Before delving into the details of the project files, please consider that this project has been executed on a Windows 10 machine with Python 3.11.5. There are a few libraries that have been used within Python modules. Among these, there are:
- scipy 1.11.2
- scikit-learn 1.3.0
- pm4py 2.7.11.11
Please note that the list above is not comprehensive and there could be other requirements for running the project.
The modeling part of the framework is contained in the modeling folder. The modeling part runs by executing the DOS experimentation_modeling.bat script. This script includes a set of parameters that can be customized to set: the split fraction (i.e., quantization level) with which case-study data is preprocessed, the process discovery variant to use, the conformance checking variant to use, and the number of repetitions with which a technique of the framework is executed.
The experimentation_modeling.bat script first navigates the WDT_DATA folder and executes a DOS script to extract the cycles from the Water Distribution Testbed (WDT) data.
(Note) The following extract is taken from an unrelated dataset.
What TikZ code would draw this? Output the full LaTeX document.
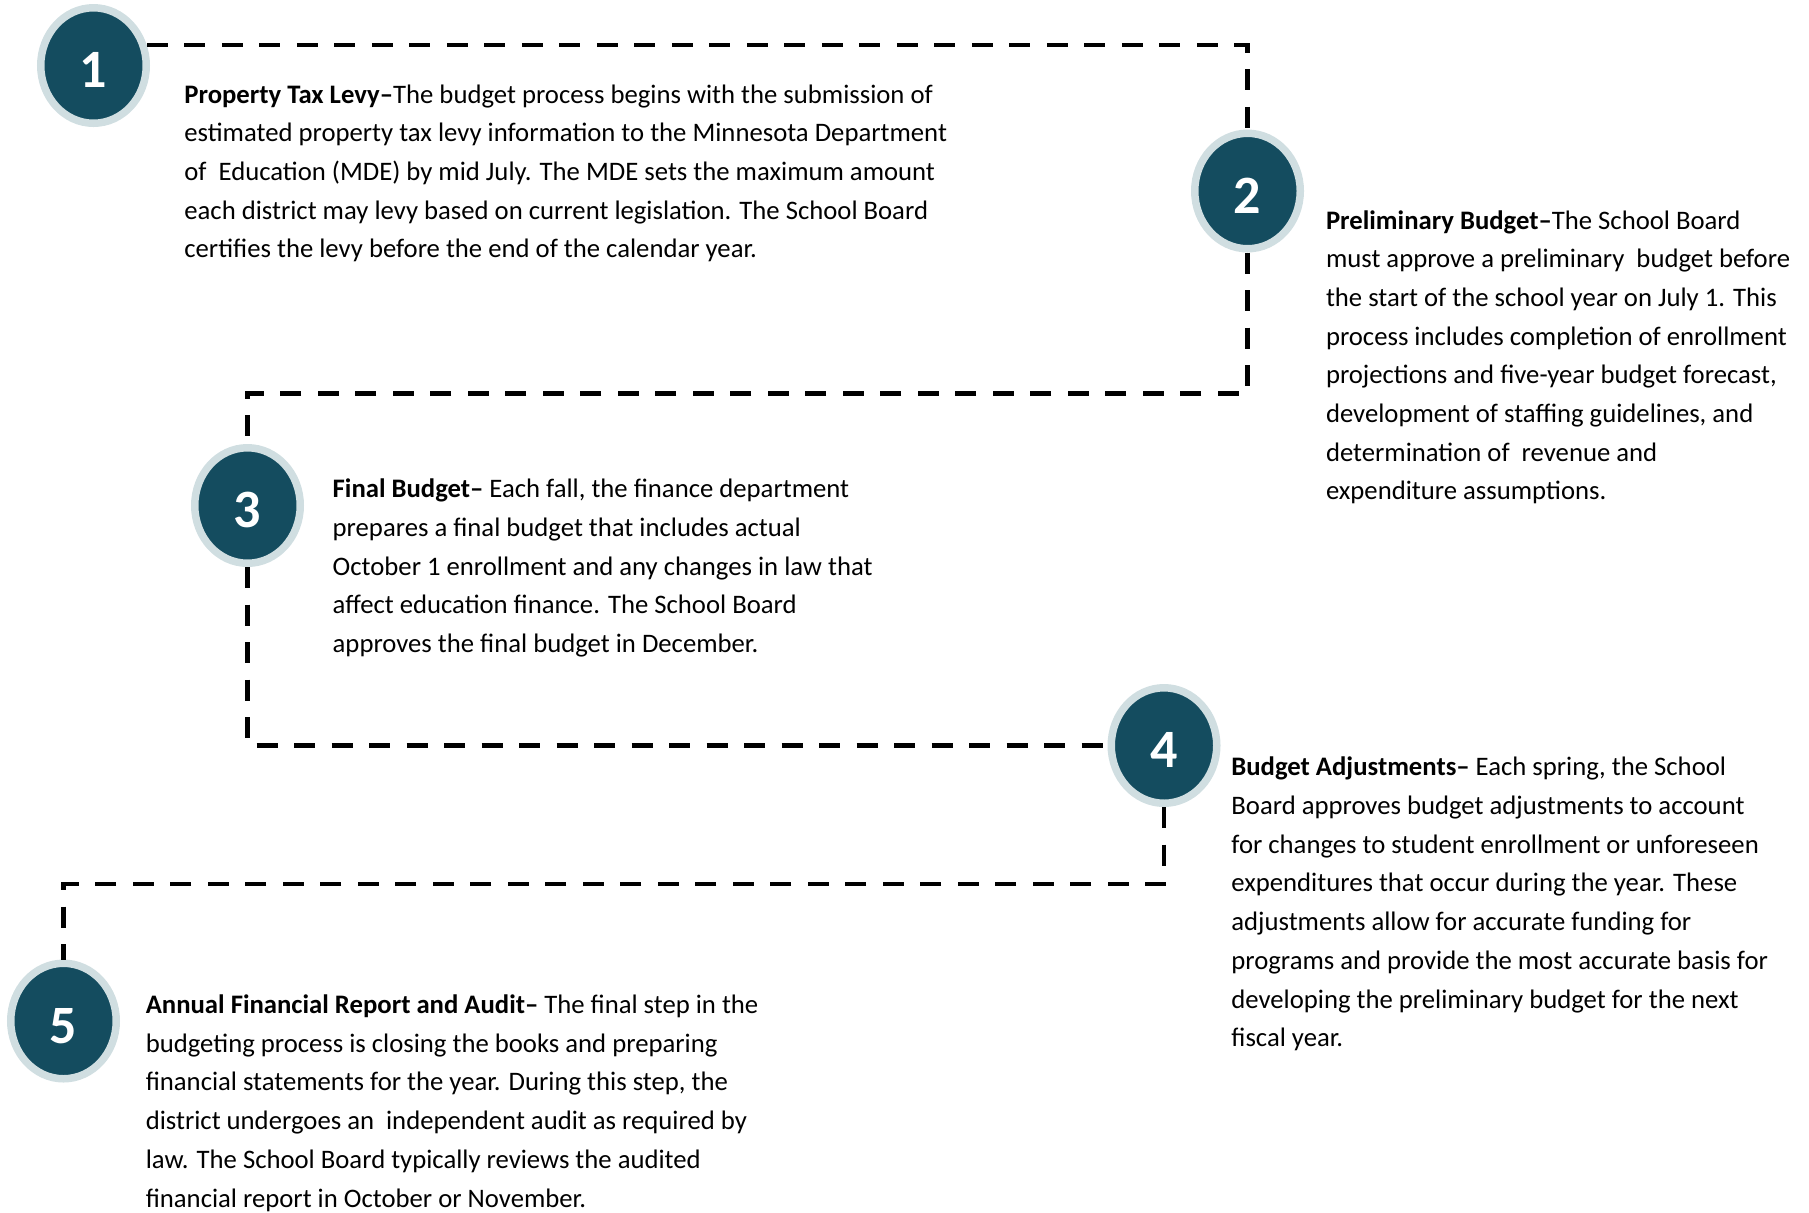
\documentclass[tikz,border=0pt]{standalone}
\usepackage{fontspec}
\setmainfont{Carlito}
\usepackage{xcolor}
\usetikzlibrary{shapes.geometric}

\definecolor{stepteal}{RGB}{20,76,95}
\definecolor{stepring}{RGB}{208,222,225}

\tikzset{
  stepdot/.style={ellipse, fill=stepteal, draw=stepring, line width=3.75pt,
    minimum width=52.75pt, minimum height=57.75pt, inner sep=0pt,
    text height=22pt, text depth=0pt,
    text=white, font=\fontsize{27}{27}\selectfont\bfseries},
  linkline/.style={line width=2.25pt, dash pattern=on 10.5pt off 8.25pt},
  % placed by the baseline of the last line
  steptext/.style={anchor=base west, align=left, inner sep=0pt,
    font=\fontsize{13.35}{19.35}\selectfont}
}

\begin{document}
\begin{tikzpicture}[x=0.5pt, y=-0.5pt]
  \useasboundingbox (0,0) rectangle (1809,1212);

  % Numbered step markers
  \node[stepdot] (c1) at (93.5,65.5) {1};
  \node[stepdot] (c2) at (1247.5,191) {2};
  \node[stepdot] (c3) at (247.5,505.5) {3};
  \node[stepdot] (c4) at (1164,745.5) {4};
  \node[stepdot] (c5) at (63.5,1021) {5};

  % Dashed path from step to step
  \draw[linkline] (c1.21) -| (c2);
  \draw[linkline] (c2.south) -- ++(0,141) -| (c3);
  \draw[linkline] (c3.south) |- (c4);
  \draw[linkline] (c4.south) -- ++(0,77) -| (c5);

  % Step descriptions
  \node[steptext] (t1) at (184,257.9) {\textbf{Property Tax Levy–}The budget process begins with the submission of\\
    estimated property tax levy information to the Minnesota Department\\
    of~ Education (MDE) by mid July. The MDE sets the maximum amount\\
    each district may levy based on current legislation. The School Board\\
    certifies the levy before the end of the calendar year.};
  \node[steptext] (t2) at (1325.6,499.9) {\textbf{Preliminary Budget–}The School Board\\
    must approve a preliminary~ budget before\\
    the start of the school year on July 1. This\\
    process includes completion of enrollment\\
    projections and five-year budget forecast,\\
    development of staffing guidelines, and\\
    determination of~ revenue and\\
    expenditure assumptions.};
  \node[steptext] (t3) at (332.3,652.5) {\textbf{Final Budget–} Each fall, the finance department\\
    prepares a final budget that includes actual\\
    October 1 enrollment and any changes in law that\\
    affect education finance. The School Board\\
    approves the final budget in December.};
  \node[steptext] (t4) at (1231,1046.7) {\textbf{Budget Adjustments–} Each spring, the School\\
    Board approves budget adjustments to account\\
    for changes to student enrollment or unforeseen\\
    expenditures that occur during the year. These\\
    adjustments allow for accurate funding for\\
    programs and provide the most accurate basis for\\
    developing the preliminary budget for the next\\
    fiscal year.};
  \node[steptext] (t5) at (145.4,1207) {\textbf{Annual Financial Report and Audit–} The final step in the\\
    budgeting process is closing the books and preparing\\
    financial statements for the year. During this step, the\\
    district undergoes an~ independent audit as required by\\
    law. The School Board typically reviews the audited\\
    financial report in October or November.};

\end{tikzpicture}
\end{document}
Then, it combines the execution of the event_extraction.py, process_discovery.py and conformance_checking.py Python scripts, which, respectively, extract the training and test event logs from the WDT cycles, build a Petri net based on the training event logs, and evaluate the four metrics to assess the Petri net quality. The results are stored under the Results folder.
The anomaly detection part of the framework is contained in the anomaly_detection folder. The anomaly detection part is split into two experimental testbeds, under the pn_quality_impact and ilp_assessment folders. The first testbed evaluates the impact of the quality of the Petri net on anomaly detection and time performance, using a set of machine learning algorithms. This testbed requires executing two Python scripts, namely ml_val.py to first compute the classifiers' hyperparameters and ml_test.py to compute the results. The second testbed evaluates anomaly detection and time performance of the Integer Linear Programming-based miner, which has shown the best modeling results during the experimentation. The results regard the evolution of detection effectiveness and time performance as the quantization level decreases, according to different classifiers. This testbed requires executing three Python scripts, namely ml_val.py to first compute the classifiers' hyperparameters, ml_test.py to compute the results, and plot.py to view the results.